→ SET EXERCISE
Retype word for word the first line of the listing and each line after it up to the line with "plt.rcParams['font.family'] = ['Liberation", with the pictures taken out.

→ DATASET EXCERPT
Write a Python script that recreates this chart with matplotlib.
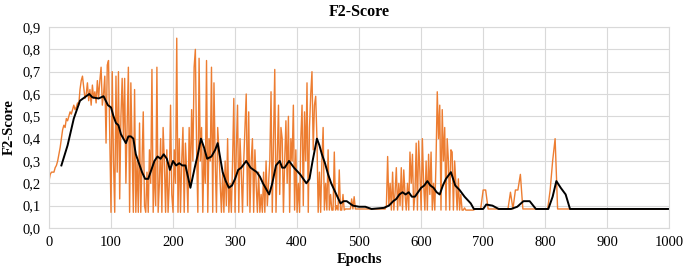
import matplotlib.pyplot as plt
from matplotlib.ticker import FuncFormatter, MultipleLocator

plt.rcParams['font.family'] = ['Liberation Serif', 'DejaVu Serif']

# F2-score per epoch, epochs 0-678 read every 2 epochs
f2_dense = [
    0.21, 0.24, 0.25, 0.25, 0.25, 0.27, 0.28, 0.30, 0.33, 0.36, 0.40, 0.44, 0.46, 0.45, 0.49, 0.48, 0.50, 0.52, 0.51, 0.53,
    0.55, 0.53, 0.54, 0.56, 0.55, 0.62, 0.66, 0.68, 0.63, 0.58, 0.60, 0.65, 0.57, 0.62, 0.55, 0.64, 0.58, 0.61, 0.56, 0.66,
    0.58, 0.66, 0.72, 0.55, 0.60, 0.68, 0.38, 0.73, 0.75, 0.40, 0.07, 0.70, 0.30, 0.07, 0.68, 0.25, 0.70, 0.13, 0.50, 0.67,
    0.40, 0.67, 0.20, 0.45, 0.72, 0.07, 0.65, 0.35, 0.07, 0.62, 0.07, 0.30, 0.07, 0.47, 0.07, 0.30, 0.52, 0.10, 0.07, 0.25,
    0.07, 0.35, 0.20, 0.71, 0.07, 0.30, 0.10, 0.72, 0.07, 0.20, 0.40, 0.07, 0.45, 0.30, 0.07, 0.35, 0.07, 0.20, 0.55, 0.15,
    0.07, 0.35, 0.20, 0.85, 0.07, 0.40, 0.07, 0.30, 0.45, 0.07, 0.38, 0.25, 0.07, 0.45, 0.20, 0.53, 0.30, 0.72, 0.80, 0.35,
    0.07, 0.76, 0.30, 0.45, 0.07, 0.35, 0.20, 0.75, 0.07, 0.40, 0.30, 0.72, 0.07, 0.65, 0.30, 0.07, 0.45, 0.35, 0.20, 0.07,
    0.25, 0.07, 0.30, 0.10, 0.40, 0.07, 0.20, 0.07, 0.30, 0.58, 0.07, 0.35, 0.55, 0.07, 0.40, 0.25, 0.07, 0.30, 0.45, 0.60,
    0.10, 0.52, 0.07, 0.30, 0.40, 0.07, 0.35, 0.20, 0.07, 0.25, 0.07, 0.15, 0.07, 0.25, 0.07, 0.30, 0.10, 0.20, 0.30, 0.61,
    0.07, 0.40, 0.71, 0.07, 0.30, 0.55, 0.15, 0.45, 0.40, 0.07, 0.30, 0.48, 0.20, 0.50, 0.07, 0.40, 0.30, 0.55, 0.08, 0.35,
    0.07, 0.20, 0.07, 0.40, 0.55, 0.10, 0.52, 0.30, 0.65, 0.07, 0.45, 0.60, 0.70, 0.35, 0.55, 0.59, 0.40, 0.07, 0.25, 0.07,
    0.30, 0.45, 0.08, 0.20, 0.08, 0.35, 0.08, 0.15, 0.08, 0.08, 0.34, 0.08, 0.10, 0.08, 0.26, 0.08, 0.08, 0.15, 0.08, 0.085,
    0.085, 0.085, 0.085, 0.085, 0.13, 0.085, 0.14, 0.085, 0.085, 0.085, 0.085, 0.085, 0.085, 0.085, 0.085, 0.085, 0.085, 0.085, 0.085, 0.085,
    0.085, 0.085, 0.085, 0.085, 0.085, 0.085, 0.085, 0.085, 0.085, 0.085, 0.085, 0.085, 0.10, 0.32, 0.10, 0.20, 0.08, 0.25, 0.08, 0.16,
    0.27, 0.08, 0.20, 0.10, 0.27, 0.08, 0.26, 0.15, 0.08, 0.20, 0.08, 0.34, 0.20, 0.33, 0.08, 0.15, 0.38, 0.08, 0.39, 0.25,
    0.08, 0.40, 0.20, 0.08, 0.30, 0.08, 0.33, 0.15, 0.34, 0.08, 0.20, 0.08, 0.30, 0.61, 0.40, 0.55, 0.08, 0.53, 0.30, 0.45,
    0.08, 0.40, 0.30, 0.08, 0.35, 0.34, 0.08, 0.30, 0.20, 0.08, 0.22, 0.08, 0.15, 0.08, 0.08, 0.09, 0.08, 0.08, 0.08, 0.08,
]
# epochs 680-996 read every 4 epochs
f2_tail = [
    0.08, 0.08, 0.085, 0.085, 0.085, 0.17, 0.17, 0.085, 0.085, 0.085,
    0.085, 0.085, 0.085, 0.085, 0.085, 0.085, 0.16, 0.085, 0.17, 0.17,
    0.24, 0.085, 0.085, 0.085, 0.085, 0.085, 0.085, 0.085, 0.085, 0.085,
    0.085, 0.085, 0.17, 0.30, 0.40, 0.085, 0.085, 0.085, 0.085, 0.085,
    0.085, 0.085, 0.085, 0.085, 0.085, 0.085, 0.085, 0.085, 0.085, 0.085,
    0.085, 0.085, 0.085, 0.085, 0.085, 0.085, 0.085, 0.085, 0.085, 0.085,
    0.085, 0.085, 0.085, 0.085, 0.085, 0.085, 0.085, 0.085, 0.085, 0.085,
    0.085, 0.085, 0.085, 0.085, 0.085, 0.085, 0.085, 0.085, 0.085, 0.085,
]
f2_raw = f2_dense + f2_tail
epochs_raw = [2 * i for i in range(len(f2_dense))] + [680 + 4 * i for i in range(len(f2_tail))]

# moving average (black)
ma_epochs = [20, 30, 40, 50, 60, 65, 70, 80, 88, 95, 100, 104, 108, 112, 116,
             120, 124, 128, 132, 136, 140, 145, 150, 155, 160, 165, 170, 175,
             180, 185, 190, 195, 200, 205, 210, 215, 220, 228, 235, 240, 245,
             250, 255, 262, 268, 272, 280, 285, 290, 295, 300, 305, 310, 318,
             325, 335, 340, 345, 355, 360, 366, 372, 376, 380, 387, 395, 405,
             415, 420, 425, 432, 436, 440, 445, 450, 455, 460, 465, 470, 475,
             480, 490, 500, 510, 520, 540, 548, 555, 560, 565, 570, 575, 580,
             585, 590, 595, 600, 605, 610, 615, 620, 625, 630, 635, 640, 648,
             655, 662, 670, 680, 685, 700, 705, 715, 725, 745, 755, 765, 775,
             785, 805, 812, 818, 825, 833, 840, 1000]
ma_f2 = [0.28, 0.37, 0.49, 0.57, 0.59, 0.60, 0.585, 0.58, 0.59, 0.55, 0.54,
         0.50, 0.47, 0.46, 0.42, 0.40, 0.38, 0.41, 0.41, 0.40, 0.33, 0.29,
         0.25, 0.22, 0.22, 0.26, 0.30, 0.32, 0.31, 0.33, 0.31, 0.26, 0.30,
         0.28, 0.29, 0.28, 0.28, 0.18, 0.27, 0.33, 0.40, 0.36, 0.31, 0.32,
         0.35, 0.38, 0.25, 0.21, 0.18, 0.19, 0.22, 0.26, 0.27, 0.30, 0.27,
         0.25, 0.23, 0.20, 0.15, 0.20, 0.28, 0.30, 0.27, 0.27, 0.30, 0.27,
         0.24, 0.20, 0.22, 0.30, 0.40, 0.37, 0.33, 0.29, 0.24, 0.20, 0.17,
         0.14, 0.11, 0.12, 0.12, 0.10, 0.095, 0.095, 0.085, 0.09, 0.10, 0.12,
         0.13, 0.15, 0.16, 0.15, 0.16, 0.14, 0.14, 0.16, 0.18, 0.19, 0.21,
         0.19, 0.18, 0.16, 0.15, 0.19, 0.22, 0.25, 0.19, 0.17, 0.14, 0.11,
         0.085, 0.085, 0.105, 0.10, 0.085, 0.085, 0.095, 0.12, 0.12, 0.085,
         0.085, 0.14, 0.21, 0.18, 0.15, 0.085, 0.085]

fig = plt.figure(figsize=(6.85, 2.73), dpi=100)
ax = fig.add_axes([0.0715, 0.165, 0.9055, 0.736])

ax.plot(epochs_raw, f2_raw, color='#ED7D31', linewidth=1.0)
ax.plot(ma_epochs, ma_f2, color='black', linewidth=1.4)

ax.set_xlim(0, 1000)
ax.set_ylim(0, 0.9)
ax.xaxis.set_major_locator(MultipleLocator(100))
ax.yaxis.set_major_locator(MultipleLocator(0.1))
ax.yaxis.set_major_formatter(FuncFormatter(lambda v, p: f'{v:.1f}'.replace('.', ',')))
ax.tick_params(length=0, labelsize=10.5, pad=6)
ax.grid(True, color='#D9D9D9', linewidth=0.8)
ax.set_axisbelow(True)
for s in ax.spines.values():
    s.set_color('#D9D9D9')
    s.set_linewidth(0.8)

ax.set_title('F2-Score', fontsize=11.5, fontweight='bold', pad=8)
ax.set_xlabel('Epochs', fontsize=10.5, fontweight='bold', labelpad=3)
ax.set_ylabel('F2-Score', fontsize=10.5, fontweight='bold', labelpad=5)

fig.savefig('out.png', dpi=100)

→ SOLUTION
Write a Python script that recreates this chart with matplotlib.
import matplotlib.pyplot as plt
from matplotlib.ticker import FuncFormatter, MultipleLocator

plt.rcParams['font.family'] = ['Liberation Serif', 'DejaVu Serif']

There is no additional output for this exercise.